══ RECORDS PROVIDED

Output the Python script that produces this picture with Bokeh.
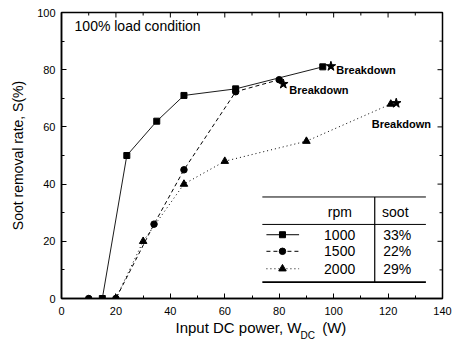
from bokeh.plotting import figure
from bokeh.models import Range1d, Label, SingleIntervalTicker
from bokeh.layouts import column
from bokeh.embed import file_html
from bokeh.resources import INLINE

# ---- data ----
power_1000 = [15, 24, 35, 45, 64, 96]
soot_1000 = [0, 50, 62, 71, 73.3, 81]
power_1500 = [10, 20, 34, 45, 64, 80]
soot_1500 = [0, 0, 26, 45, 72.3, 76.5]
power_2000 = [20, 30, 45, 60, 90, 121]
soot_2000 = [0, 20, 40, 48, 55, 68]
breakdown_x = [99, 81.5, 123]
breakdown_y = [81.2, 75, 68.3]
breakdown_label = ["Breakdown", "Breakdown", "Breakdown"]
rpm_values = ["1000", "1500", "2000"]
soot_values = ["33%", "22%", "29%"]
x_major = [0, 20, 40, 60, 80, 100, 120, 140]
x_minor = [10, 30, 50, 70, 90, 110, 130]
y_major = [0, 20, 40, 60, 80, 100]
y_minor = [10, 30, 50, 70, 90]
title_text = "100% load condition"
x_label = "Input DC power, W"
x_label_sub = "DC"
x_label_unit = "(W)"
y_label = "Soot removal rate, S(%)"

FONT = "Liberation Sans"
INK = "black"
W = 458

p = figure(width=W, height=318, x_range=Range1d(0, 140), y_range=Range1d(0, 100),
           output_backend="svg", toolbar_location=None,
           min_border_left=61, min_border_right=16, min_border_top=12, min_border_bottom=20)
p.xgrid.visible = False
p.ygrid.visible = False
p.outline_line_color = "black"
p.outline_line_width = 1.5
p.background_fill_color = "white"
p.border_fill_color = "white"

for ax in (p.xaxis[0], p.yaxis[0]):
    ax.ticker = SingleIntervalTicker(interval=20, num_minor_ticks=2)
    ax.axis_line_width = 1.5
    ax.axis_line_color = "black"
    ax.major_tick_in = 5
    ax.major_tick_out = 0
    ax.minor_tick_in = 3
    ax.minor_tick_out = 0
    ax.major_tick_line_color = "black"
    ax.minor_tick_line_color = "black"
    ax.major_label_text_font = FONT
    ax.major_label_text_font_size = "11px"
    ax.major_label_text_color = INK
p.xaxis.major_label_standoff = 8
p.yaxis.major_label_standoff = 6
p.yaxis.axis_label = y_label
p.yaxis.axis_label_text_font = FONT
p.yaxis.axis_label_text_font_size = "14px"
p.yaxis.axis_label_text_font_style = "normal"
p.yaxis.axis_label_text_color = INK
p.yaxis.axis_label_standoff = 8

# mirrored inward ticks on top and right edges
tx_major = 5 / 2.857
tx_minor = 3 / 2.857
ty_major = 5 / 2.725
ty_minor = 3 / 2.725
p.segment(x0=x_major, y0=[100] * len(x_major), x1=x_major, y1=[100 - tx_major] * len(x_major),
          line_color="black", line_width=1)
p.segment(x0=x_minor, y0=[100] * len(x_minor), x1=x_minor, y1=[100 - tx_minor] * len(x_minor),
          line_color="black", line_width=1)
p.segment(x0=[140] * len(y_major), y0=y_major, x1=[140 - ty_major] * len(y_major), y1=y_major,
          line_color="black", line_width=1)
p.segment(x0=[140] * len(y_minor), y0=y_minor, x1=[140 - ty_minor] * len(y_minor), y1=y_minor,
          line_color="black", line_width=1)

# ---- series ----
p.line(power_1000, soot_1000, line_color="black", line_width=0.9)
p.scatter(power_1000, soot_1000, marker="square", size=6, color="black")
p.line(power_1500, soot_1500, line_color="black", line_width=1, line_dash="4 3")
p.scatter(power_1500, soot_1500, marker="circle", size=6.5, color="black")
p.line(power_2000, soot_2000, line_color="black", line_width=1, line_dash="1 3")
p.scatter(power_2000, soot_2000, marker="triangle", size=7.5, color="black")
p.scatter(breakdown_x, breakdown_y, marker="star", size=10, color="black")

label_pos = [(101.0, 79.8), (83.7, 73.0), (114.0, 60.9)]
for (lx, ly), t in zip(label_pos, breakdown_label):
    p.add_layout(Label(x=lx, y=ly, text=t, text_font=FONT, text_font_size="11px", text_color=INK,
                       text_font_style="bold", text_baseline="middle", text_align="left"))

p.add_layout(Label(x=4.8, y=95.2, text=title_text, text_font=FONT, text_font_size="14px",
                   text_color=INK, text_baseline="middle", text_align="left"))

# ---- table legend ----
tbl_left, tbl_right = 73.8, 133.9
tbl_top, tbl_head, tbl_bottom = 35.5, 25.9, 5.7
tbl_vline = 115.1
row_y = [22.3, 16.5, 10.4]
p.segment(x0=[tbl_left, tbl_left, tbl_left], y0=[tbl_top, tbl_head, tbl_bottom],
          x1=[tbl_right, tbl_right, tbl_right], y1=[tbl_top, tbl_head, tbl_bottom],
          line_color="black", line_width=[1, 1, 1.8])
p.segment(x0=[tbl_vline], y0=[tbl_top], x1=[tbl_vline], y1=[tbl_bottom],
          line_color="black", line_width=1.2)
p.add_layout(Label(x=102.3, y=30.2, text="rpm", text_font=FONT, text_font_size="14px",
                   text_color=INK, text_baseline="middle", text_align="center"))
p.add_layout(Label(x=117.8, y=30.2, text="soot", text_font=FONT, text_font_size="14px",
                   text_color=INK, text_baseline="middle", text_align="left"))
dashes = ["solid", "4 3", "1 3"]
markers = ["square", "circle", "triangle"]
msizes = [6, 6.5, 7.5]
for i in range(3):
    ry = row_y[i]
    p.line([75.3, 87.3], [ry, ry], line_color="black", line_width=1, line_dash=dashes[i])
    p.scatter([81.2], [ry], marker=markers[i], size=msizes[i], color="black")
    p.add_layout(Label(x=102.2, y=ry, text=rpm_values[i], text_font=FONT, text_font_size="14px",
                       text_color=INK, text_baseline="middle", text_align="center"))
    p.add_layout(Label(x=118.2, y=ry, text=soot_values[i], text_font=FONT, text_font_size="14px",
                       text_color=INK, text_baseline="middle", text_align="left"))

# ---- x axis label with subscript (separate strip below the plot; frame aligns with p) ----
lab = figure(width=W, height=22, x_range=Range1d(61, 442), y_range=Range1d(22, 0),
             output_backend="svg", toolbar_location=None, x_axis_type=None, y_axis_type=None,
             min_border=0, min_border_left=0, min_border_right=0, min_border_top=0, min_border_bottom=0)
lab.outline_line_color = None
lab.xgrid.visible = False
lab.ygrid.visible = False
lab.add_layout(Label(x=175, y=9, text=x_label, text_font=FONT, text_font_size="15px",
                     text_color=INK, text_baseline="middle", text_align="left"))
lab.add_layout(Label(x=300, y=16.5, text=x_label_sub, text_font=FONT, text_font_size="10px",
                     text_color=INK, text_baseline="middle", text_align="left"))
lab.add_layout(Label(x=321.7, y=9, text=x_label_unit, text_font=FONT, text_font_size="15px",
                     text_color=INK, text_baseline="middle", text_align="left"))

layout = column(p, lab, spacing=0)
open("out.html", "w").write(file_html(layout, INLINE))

════
══ RECORDS PROVIDED

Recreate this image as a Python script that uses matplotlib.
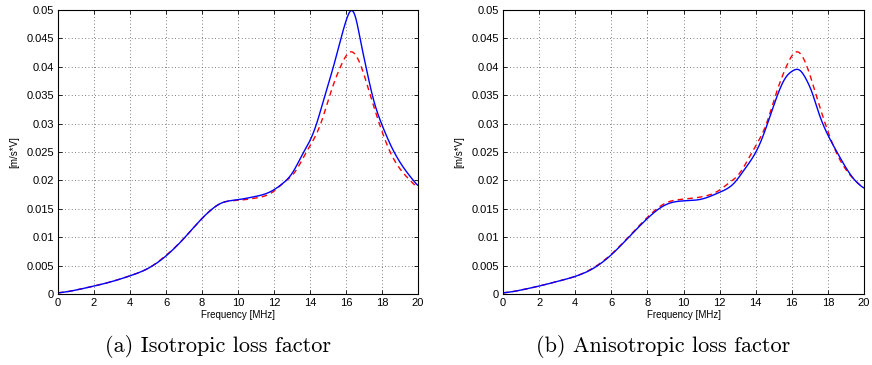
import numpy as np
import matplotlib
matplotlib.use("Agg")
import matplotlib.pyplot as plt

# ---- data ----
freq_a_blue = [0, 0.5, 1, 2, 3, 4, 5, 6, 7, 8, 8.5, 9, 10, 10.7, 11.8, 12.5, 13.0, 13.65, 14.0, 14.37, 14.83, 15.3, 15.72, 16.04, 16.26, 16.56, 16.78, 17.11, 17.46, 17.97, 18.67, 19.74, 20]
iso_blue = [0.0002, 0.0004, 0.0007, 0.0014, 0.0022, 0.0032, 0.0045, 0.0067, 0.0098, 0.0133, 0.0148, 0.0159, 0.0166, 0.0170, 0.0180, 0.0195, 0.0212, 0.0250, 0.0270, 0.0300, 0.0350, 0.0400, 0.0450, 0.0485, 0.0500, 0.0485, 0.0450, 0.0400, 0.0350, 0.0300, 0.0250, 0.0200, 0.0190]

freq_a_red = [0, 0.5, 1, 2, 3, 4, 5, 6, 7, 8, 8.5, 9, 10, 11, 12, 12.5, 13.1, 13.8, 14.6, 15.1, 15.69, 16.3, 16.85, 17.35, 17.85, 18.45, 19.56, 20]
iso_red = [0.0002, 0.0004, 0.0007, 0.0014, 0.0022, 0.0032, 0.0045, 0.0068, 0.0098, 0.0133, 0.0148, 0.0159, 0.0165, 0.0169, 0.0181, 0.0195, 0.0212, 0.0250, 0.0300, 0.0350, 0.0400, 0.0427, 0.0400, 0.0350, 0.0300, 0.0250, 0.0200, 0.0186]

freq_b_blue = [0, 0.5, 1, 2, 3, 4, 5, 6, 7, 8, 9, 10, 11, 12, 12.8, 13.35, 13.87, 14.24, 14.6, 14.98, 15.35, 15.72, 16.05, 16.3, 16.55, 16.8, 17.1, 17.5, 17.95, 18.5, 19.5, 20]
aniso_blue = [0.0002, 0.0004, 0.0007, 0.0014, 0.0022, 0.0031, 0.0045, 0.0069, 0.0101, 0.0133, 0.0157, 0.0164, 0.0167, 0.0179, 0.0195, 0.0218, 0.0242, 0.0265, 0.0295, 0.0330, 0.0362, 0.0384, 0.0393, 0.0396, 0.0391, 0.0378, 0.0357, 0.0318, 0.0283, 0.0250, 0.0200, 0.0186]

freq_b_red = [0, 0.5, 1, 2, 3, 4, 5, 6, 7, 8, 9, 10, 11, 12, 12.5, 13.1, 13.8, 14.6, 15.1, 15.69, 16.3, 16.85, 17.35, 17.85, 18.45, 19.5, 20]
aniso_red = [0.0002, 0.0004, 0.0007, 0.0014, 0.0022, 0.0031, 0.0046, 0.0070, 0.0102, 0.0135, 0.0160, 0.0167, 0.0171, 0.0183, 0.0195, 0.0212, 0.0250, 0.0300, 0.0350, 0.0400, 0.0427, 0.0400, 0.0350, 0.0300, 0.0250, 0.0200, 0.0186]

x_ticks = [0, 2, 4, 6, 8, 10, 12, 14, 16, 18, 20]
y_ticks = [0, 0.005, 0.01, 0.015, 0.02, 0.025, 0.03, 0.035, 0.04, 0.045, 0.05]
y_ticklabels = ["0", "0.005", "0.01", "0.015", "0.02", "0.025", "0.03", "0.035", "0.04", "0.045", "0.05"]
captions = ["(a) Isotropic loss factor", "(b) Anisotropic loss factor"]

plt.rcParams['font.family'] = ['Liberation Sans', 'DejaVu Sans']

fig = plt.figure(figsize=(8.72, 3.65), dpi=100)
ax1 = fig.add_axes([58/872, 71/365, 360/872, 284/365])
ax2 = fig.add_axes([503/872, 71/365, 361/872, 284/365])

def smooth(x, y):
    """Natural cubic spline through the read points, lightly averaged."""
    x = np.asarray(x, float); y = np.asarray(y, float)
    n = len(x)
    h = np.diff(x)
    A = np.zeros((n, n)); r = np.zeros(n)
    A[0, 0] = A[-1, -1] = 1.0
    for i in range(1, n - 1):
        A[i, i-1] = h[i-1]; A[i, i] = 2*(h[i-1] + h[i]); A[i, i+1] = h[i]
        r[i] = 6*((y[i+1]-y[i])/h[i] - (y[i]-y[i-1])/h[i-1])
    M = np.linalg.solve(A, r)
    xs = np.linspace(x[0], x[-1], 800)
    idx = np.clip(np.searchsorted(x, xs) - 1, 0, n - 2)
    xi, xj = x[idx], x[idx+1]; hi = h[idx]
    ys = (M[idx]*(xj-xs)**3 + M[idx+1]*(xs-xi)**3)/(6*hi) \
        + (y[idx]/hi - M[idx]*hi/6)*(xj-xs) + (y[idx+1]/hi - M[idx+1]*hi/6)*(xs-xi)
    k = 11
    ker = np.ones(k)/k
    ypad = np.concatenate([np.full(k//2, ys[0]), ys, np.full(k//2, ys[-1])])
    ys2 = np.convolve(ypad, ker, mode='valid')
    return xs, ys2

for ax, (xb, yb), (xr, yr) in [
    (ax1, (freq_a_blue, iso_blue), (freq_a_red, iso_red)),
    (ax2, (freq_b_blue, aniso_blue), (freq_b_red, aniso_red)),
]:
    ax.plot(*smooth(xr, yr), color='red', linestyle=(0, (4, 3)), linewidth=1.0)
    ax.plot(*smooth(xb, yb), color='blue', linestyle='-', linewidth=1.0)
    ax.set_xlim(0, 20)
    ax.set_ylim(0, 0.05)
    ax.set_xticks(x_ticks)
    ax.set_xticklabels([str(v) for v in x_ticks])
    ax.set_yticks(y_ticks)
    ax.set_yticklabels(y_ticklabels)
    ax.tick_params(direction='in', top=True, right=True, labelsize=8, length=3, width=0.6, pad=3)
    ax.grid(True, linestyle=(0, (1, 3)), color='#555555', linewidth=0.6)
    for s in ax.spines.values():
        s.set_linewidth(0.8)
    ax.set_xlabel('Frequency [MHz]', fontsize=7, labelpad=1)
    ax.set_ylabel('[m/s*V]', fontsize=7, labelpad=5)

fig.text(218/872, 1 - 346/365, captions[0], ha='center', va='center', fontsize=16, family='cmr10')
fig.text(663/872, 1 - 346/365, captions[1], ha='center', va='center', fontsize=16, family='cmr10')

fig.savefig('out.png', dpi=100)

════
══ RECORDS PROVIDED

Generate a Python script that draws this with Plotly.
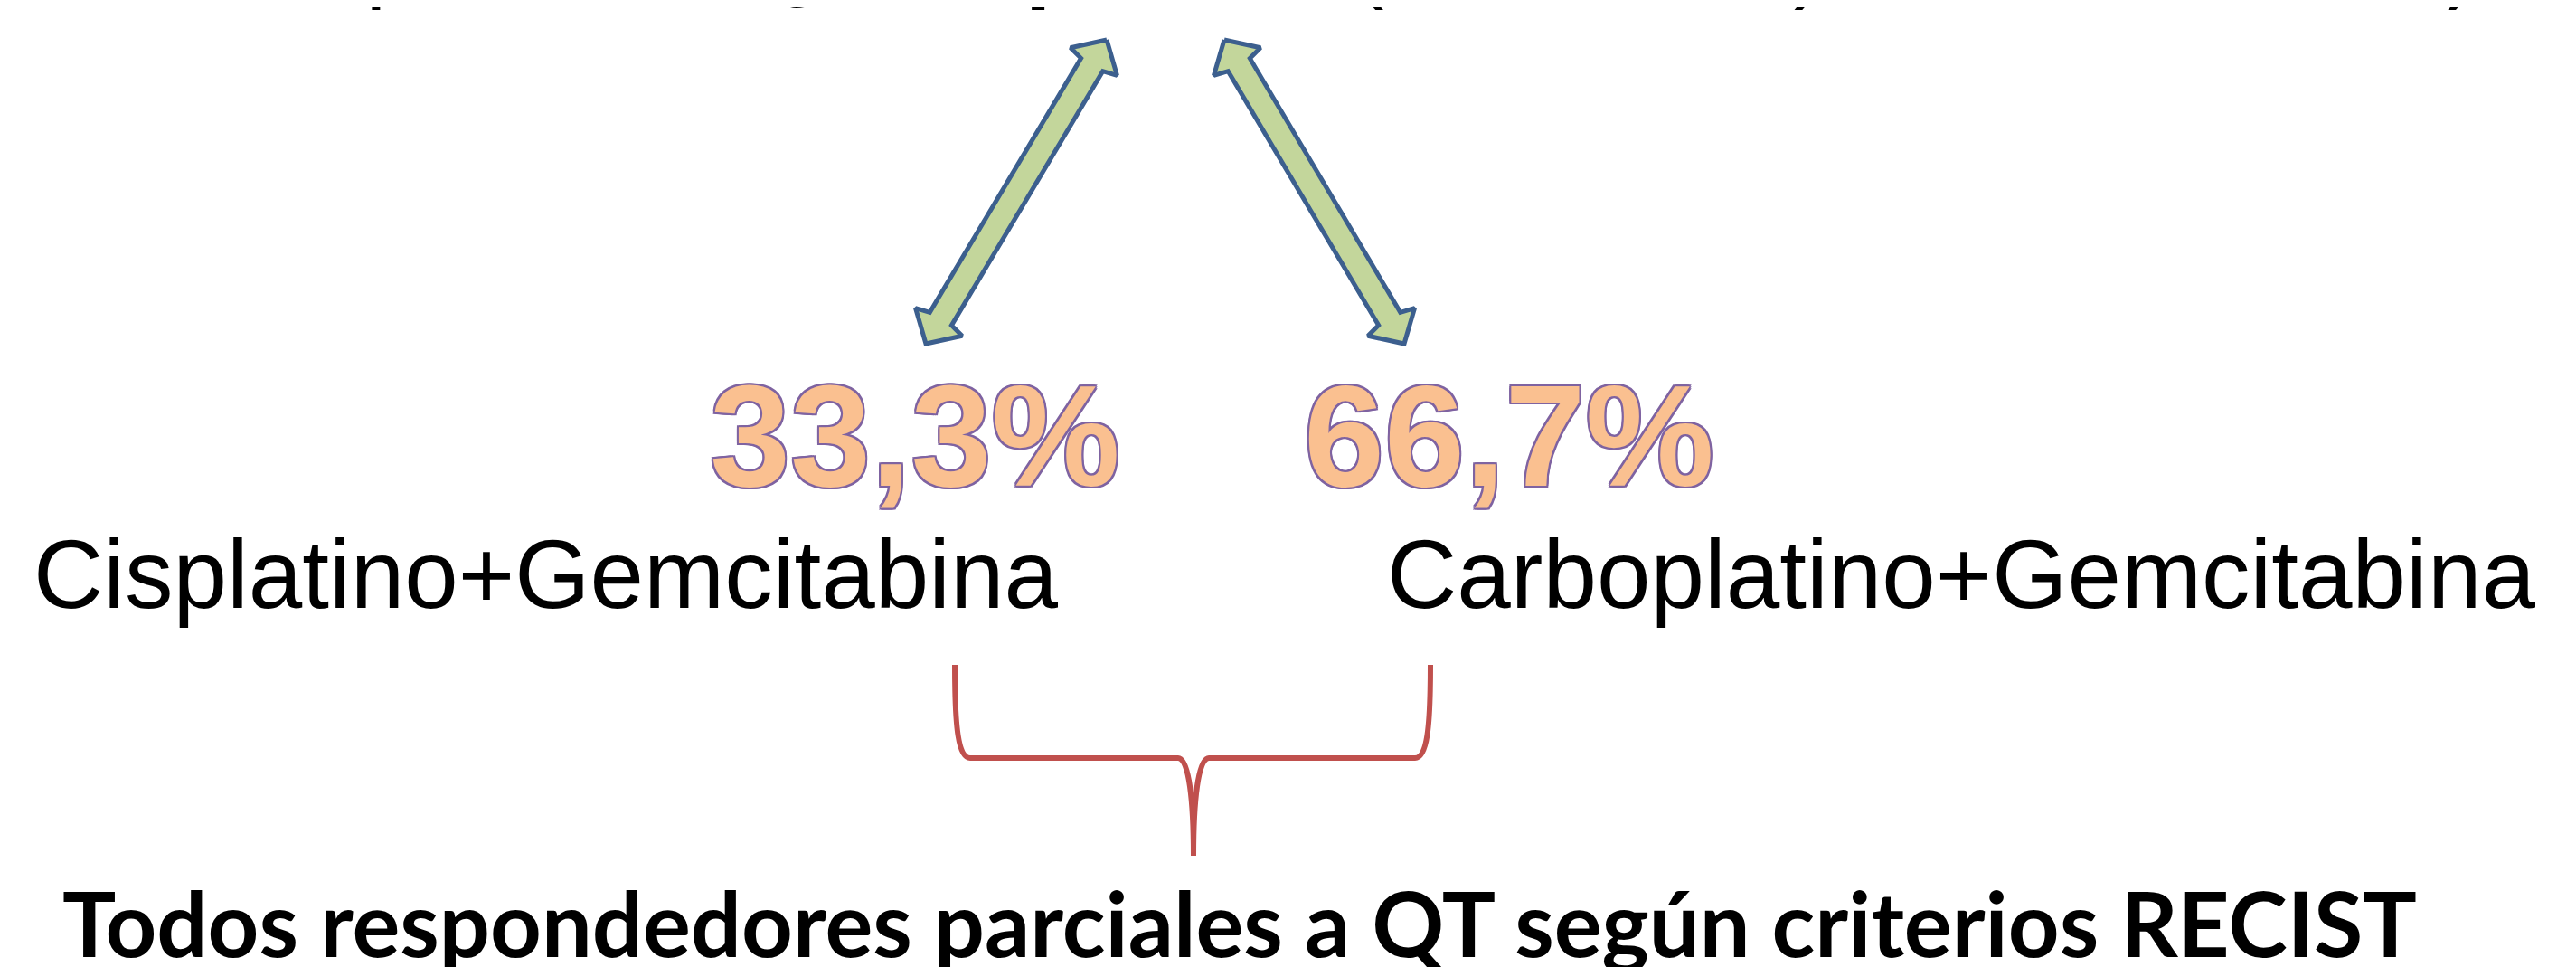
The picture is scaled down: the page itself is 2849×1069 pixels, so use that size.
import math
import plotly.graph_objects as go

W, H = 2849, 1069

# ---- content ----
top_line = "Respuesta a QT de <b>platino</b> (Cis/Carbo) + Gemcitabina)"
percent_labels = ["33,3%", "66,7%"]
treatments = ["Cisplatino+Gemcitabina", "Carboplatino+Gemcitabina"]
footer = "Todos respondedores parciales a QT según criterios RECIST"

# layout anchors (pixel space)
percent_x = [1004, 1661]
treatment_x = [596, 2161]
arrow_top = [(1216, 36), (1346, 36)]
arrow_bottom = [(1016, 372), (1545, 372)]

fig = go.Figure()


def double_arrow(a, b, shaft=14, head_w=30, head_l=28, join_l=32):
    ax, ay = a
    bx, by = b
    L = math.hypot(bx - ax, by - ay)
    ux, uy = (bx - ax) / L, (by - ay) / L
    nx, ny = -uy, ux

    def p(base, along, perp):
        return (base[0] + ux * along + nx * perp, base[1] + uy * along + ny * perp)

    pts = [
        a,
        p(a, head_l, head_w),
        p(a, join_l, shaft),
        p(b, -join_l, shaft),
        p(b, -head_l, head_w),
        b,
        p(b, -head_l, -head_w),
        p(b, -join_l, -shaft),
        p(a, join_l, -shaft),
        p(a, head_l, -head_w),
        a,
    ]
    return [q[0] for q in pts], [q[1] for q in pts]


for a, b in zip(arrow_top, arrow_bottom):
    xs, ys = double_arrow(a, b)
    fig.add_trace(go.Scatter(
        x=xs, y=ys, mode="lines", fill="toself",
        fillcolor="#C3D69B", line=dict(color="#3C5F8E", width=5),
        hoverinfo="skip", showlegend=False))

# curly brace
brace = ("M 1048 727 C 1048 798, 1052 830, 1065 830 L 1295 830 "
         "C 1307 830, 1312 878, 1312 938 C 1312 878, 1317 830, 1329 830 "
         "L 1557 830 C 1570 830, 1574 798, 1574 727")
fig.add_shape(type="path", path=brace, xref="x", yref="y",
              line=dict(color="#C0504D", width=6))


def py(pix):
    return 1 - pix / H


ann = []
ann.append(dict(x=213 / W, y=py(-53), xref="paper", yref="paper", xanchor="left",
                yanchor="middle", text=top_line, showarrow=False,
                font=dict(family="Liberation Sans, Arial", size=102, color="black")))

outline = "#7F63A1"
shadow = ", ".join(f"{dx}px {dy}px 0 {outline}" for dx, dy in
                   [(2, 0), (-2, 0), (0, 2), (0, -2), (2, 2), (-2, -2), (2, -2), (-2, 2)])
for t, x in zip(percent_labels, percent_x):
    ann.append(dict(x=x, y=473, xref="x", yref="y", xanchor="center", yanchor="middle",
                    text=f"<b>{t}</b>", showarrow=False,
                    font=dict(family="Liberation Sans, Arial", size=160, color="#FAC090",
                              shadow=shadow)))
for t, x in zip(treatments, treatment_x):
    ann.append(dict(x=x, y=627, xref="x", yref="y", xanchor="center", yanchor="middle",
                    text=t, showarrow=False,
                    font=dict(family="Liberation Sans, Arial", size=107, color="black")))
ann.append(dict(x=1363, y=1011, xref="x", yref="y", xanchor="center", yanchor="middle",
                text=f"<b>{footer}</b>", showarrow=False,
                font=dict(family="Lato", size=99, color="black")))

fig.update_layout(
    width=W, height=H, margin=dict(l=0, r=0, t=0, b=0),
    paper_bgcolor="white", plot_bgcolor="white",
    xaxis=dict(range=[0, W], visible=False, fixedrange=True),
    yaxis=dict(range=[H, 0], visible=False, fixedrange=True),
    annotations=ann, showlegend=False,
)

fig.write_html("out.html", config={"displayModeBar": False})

════

- WRITTEN TASK
Read the data above and pull out each line that holds the string "matplotlib".

- ANSWER IN FULL
Recreate this image as a Python script that uses matplotlib.
import matplotlib
matplotlib.use("Agg")
import matplotlib.pyplot as plt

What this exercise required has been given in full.